Le travail, longtemps traité comme une valeur morale, puis avec le début de l’industrialisation et de l’apparition des syndicats, est devenu un objet politique de débat et de lutte. Après de nombreuses grèves et revendications, l’idée de la pénibilité est en voie de dépasser celle de la rémunération au niveau des luttes. Les thèmes de la souffrance au travail, le harcèlement moral des cadres sur les employés et de la direction sur les cadres sont devenus un cheval de bataille journalistique et syndical. L’ouvrier, l’employé n’attendent plus le Grand Soir, mais une amélioration, on peut aussi parler d’humanisation, des conditions de travail. Les revendications changent de cibles, et le suicide sur son lieu de travail est dorénavant un nouveau moyen de protestation. Dans ces conditions, comment pouvoir discourir sur le plaisir au travail, alors que tout le vocabulaire le concernant se focalise sur la souffrance, l’exténuation entraînée plus par les délocalisations, la mondialisation, les licenciements économiques et la dématérialisation du travailleur que par les cadences jadis infernales et le compte qui n’y était pas. Le chômage de masse a aussi modifié la donne et celui qui a un emploi fait figure de privilégié par rapport à celui qui n’en a pas. Il devient donc évident que la notion de plaisir au travail est progressivement remplacé par la crainte de perdre son emploi. De plus, le prolétariat s’étant structurellement, socialement et ethniquement profondément modifié dans sa composition, les solidarités ouvrières d’autrefois en ont pris un coup. Les joies partagées entre collègues d’atelier et d’usine et même de bureau ont progressivement disparues. Plus ou presque de verre au bistro du coin à la sortie du boulot quand on habite à deux heures de transport en commun, quasiment plus de Premier Mai et de célébrations ouvrières. L’individualisme et le chacun pour soi a aussi atteint ce qu’il reste de classe ouvrière dans les sociétés postindustrielles. La transformation sociale a commencé bien avant l’agonie du communisme et touche désormais toutes les catégories laborieuses. Le Jean Gabin gouailleur n’a plus sa place dans les ateliers et le syndicaliste à l’ancienne, type Krasucki est devenu un dinosaure.
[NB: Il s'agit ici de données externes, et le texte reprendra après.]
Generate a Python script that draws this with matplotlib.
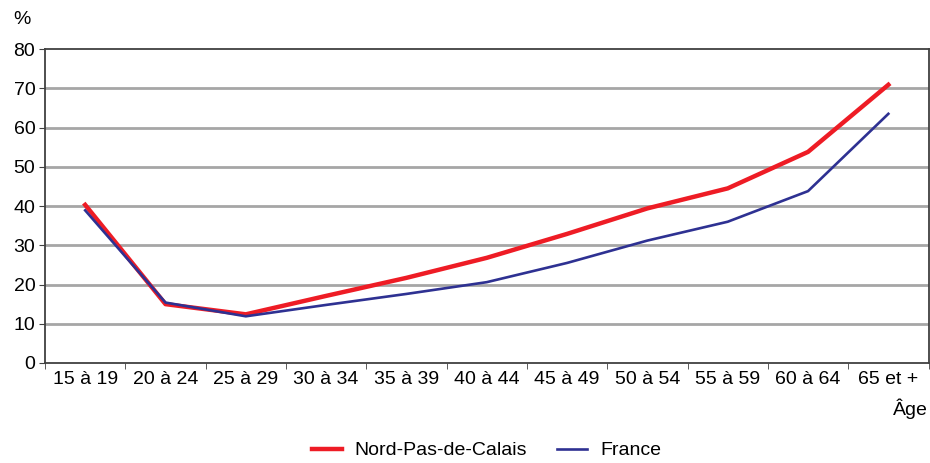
import matplotlib
matplotlib.use("Agg")
import matplotlib.pyplot as plt
import numpy as np

plt.rcParams["font.family"] = ["Liberation Sans", "DejaVu Sans"]

# Age groups and rates (%)
ages = ["15 à 19", "20 à 24", "25 à 29", "30 à 34", "35 à 39", "40 à 44",
        "45 à 49", "50 à 54", "55 à 59", "60 à 64", "65 et +"]
npdc = [40.3, 15.0, 12.4, 17.1, 21.7, 26.8, 32.9, 39.4, 44.5, 53.8, 70.9]
france = [38.9, 15.4, 11.9, 14.8, 17.6, 20.6, 25.5, 31.2, 36.0, 43.8, 63.5]

fig = plt.figure(figsize=(9.3, 4.63), dpi=100)
ax = fig.add_axes([0.0484, 0.216, 0.950, 0.678])

x = np.arange(len(ages))
for yv in range(10, 80, 10):
    ax.axhline(yv, color="#a6a6a6", lw=2, zorder=1)

ax.plot(x, npdc, color="#ee1c25", lw=3.2, label="Nord-Pas-de-Calais", zorder=3)
ax.plot(x, france, color="#2e3192", lw=1.9, label="France", zorder=3)

ax.set_xlim(-0.5, len(ages) - 0.5)
ax.set_ylim(0, 80)
ax.set_yticks(range(0, 81, 10))
ax.set_xticks(x)
ax.set_xticklabels(ages)
ax.set_xticks(np.arange(-0.5, len(ages)), minor=True)
ax.tick_params(axis="x", which="major", length=0, labelsize=14, pad=6)
ax.tick_params(axis="x", which="minor", length=4, color="#404040")
ax.tick_params(axis="y", length=4, labelsize=14, color="#404040", pad=3)

for s in ax.spines.values():
    s.set_color("#404040")
    s.set_linewidth(1.3)

fig.text(0.024, 0.957, "%", fontsize=14, ha="center", va="center")
fig.text(0.998, 0.118, "Âge", fontsize=14, ha="right", va="center")

fig.legend(loc="lower center", bbox_to_anchor=(0.523, -0.03), ncol=2,
           frameon=False, fontsize=14, handlelength=1.55, handletextpad=0.65,
           columnspacing=1.55)

fig.savefig("out.png", dpi=100)
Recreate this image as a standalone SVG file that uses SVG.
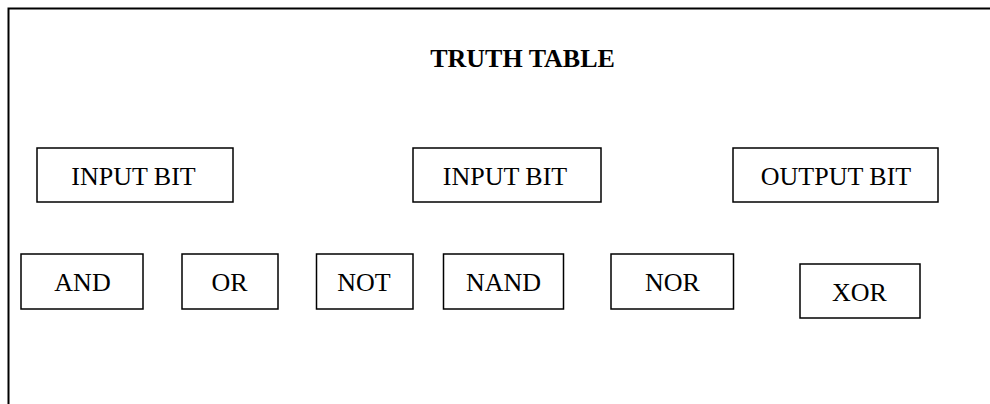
<svg xmlns="http://www.w3.org/2000/svg" width="990" height="404" viewBox="0 0 990 404">
  <style>
    .box { fill: #ffffff; stroke: #000000; stroke-width: 1.5; }
    .lbl { font-family: "Liberation Serif", "Times New Roman", serif; font-size: 26px; fill: #000000; text-anchor: middle; }
    .title { font-weight: bold; }
    .frame { fill: none; stroke: #000000; stroke-width: 2; }
  </style>
  <rect x="0" y="0" width="990" height="404" fill="#ffffff"/>
  <g id="frame">
    <path class="frame" d="M 8.5 410 L 8.5 8.5 L 1000 8.5"/>
  </g>
  <g id="title">
    <text class="lbl title" x="522.5" y="67">TRUTH TABLE</text>
  </g>
  <g id="input-bit-1">
    <rect class="box" x="37" y="148" width="196" height="54"/>
    <text class="lbl" x="133.5" y="185">INPUT BIT</text>
  </g>
  <g id="input-bit-2">
    <rect class="box" x="413" y="148" width="188" height="54"/>
    <text class="lbl" x="505" y="185">INPUT BIT</text>
  </g>
  <g id="output-bit">
    <rect class="box" x="733" y="148" width="205" height="54"/>
    <text class="lbl" x="836" y="185">OUTPUT BIT</text>
  </g>
  <g id="and">
    <rect class="box" x="21" y="254" width="122" height="55"/>
    <text class="lbl" x="82.5" y="290.5">AND</text>
  </g>
  <g id="or">
    <rect class="box" x="182" y="254" width="96" height="55"/>
    <text class="lbl" x="229.5" y="290.5">OR</text>
  </g>
  <g id="not">
    <rect class="box" x="316.5" y="254" width="96.5" height="55"/>
    <text class="lbl" x="364" y="290.5">NOT</text>
  </g>
  <g id="nand">
    <rect class="box" x="443.5" y="254" width="120" height="55"/>
    <text class="lbl" x="503.5" y="290.5">NAND</text>
  </g>
  <g id="nor">
    <rect class="box" x="611" y="254" width="122.5" height="55"/>
    <text class="lbl" x="672.5" y="290.5">NOR</text>
  </g>
  <g id="xor">
    <rect class="box" x="800" y="264" width="120" height="54"/>
    <text class="lbl" x="859.5" y="301">XOR</text>
  </g>
  <g id="connectors"/>
</svg>
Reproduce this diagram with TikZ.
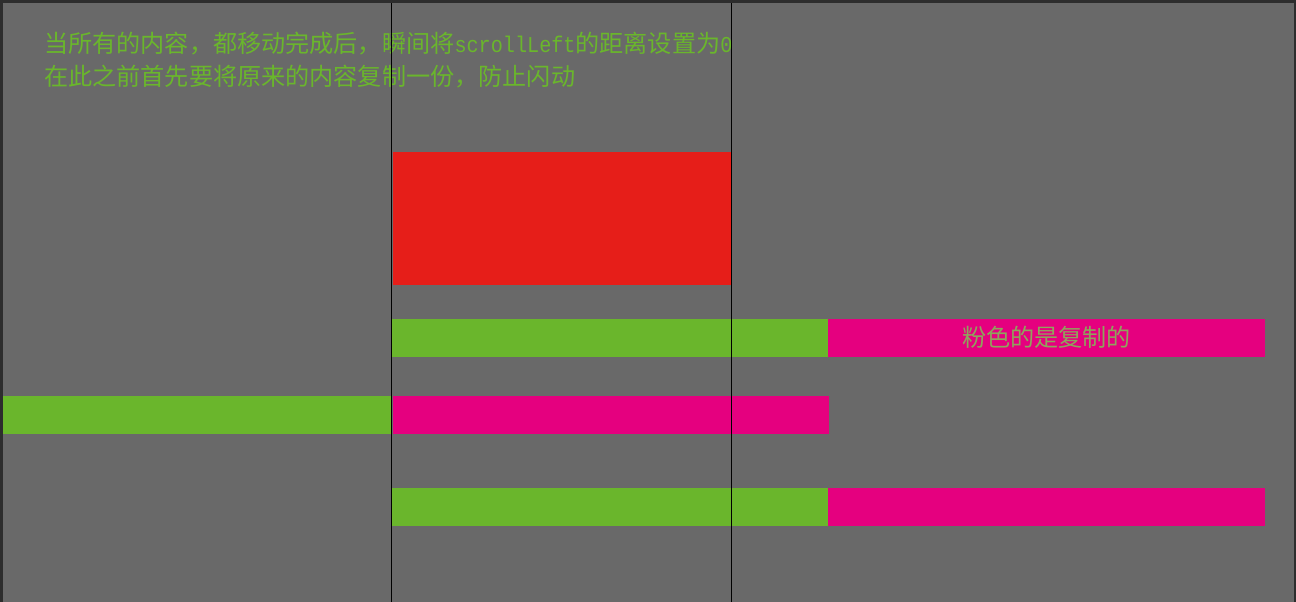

Alors parler de plaisir au travail devient aussi incohérent que d’évoquer la moralisation du capitalisme international.

Seule une petite minorité, souvent plutôt bien payée arrive encore à se satisfaire de son activité et même parmi les professions libérales et les travailleurs indépendants, les contraintes administratives et fiscales, le remboursement des prêts et la crainte de procès sont tels que les gens encore capables d’être heureux et satisfaits de ce qu’ils font sont de plus en plus rares. S’il est si souvent fait référence à la civilisation des loisirs, c’est que par comparaison, le travail est une servitude. Le temps libre s’oppose à celui où l’on est aliéné. L’actuelle approche ludique, décontractée et anti-stress du travail est surtout une méthode ergonomique d’amélioration des performances et non un altruisme patronal tout comme la lutte contre la possibilité de suicide en entreprise est une parade pour diminuer la responsabilité civile et d’éviter de payer de trop fortes indemnités en cas de décès. Le travail peut être utilisé en fin de compte comme moyen d’ascension sociale, donnant accès au pouvoir d’achat, mais surtout comme un levier pour atteindre une meilleure capacité de jouissance et d’expression des plaisirs. Enfin, s’il est possible d’arriver au bureau, la gueule dans le seau en disant d’un ton suave, « le petit fait ses dents, nous n’avons pas dormi de trois nuits  », il serait inconvenant de déclarer, « je suis à la masse car j’ai picolé ou baisé jusqu’à l’aube  ». Alors que pour un patron, la baisse de rendement est la même dans les deux cas. La morale intervient donc encore une fois et incite à dissimuler ses actes et ses sentiments au travail, elle pousse à l’hypocrisie mielleuse et consensuelle.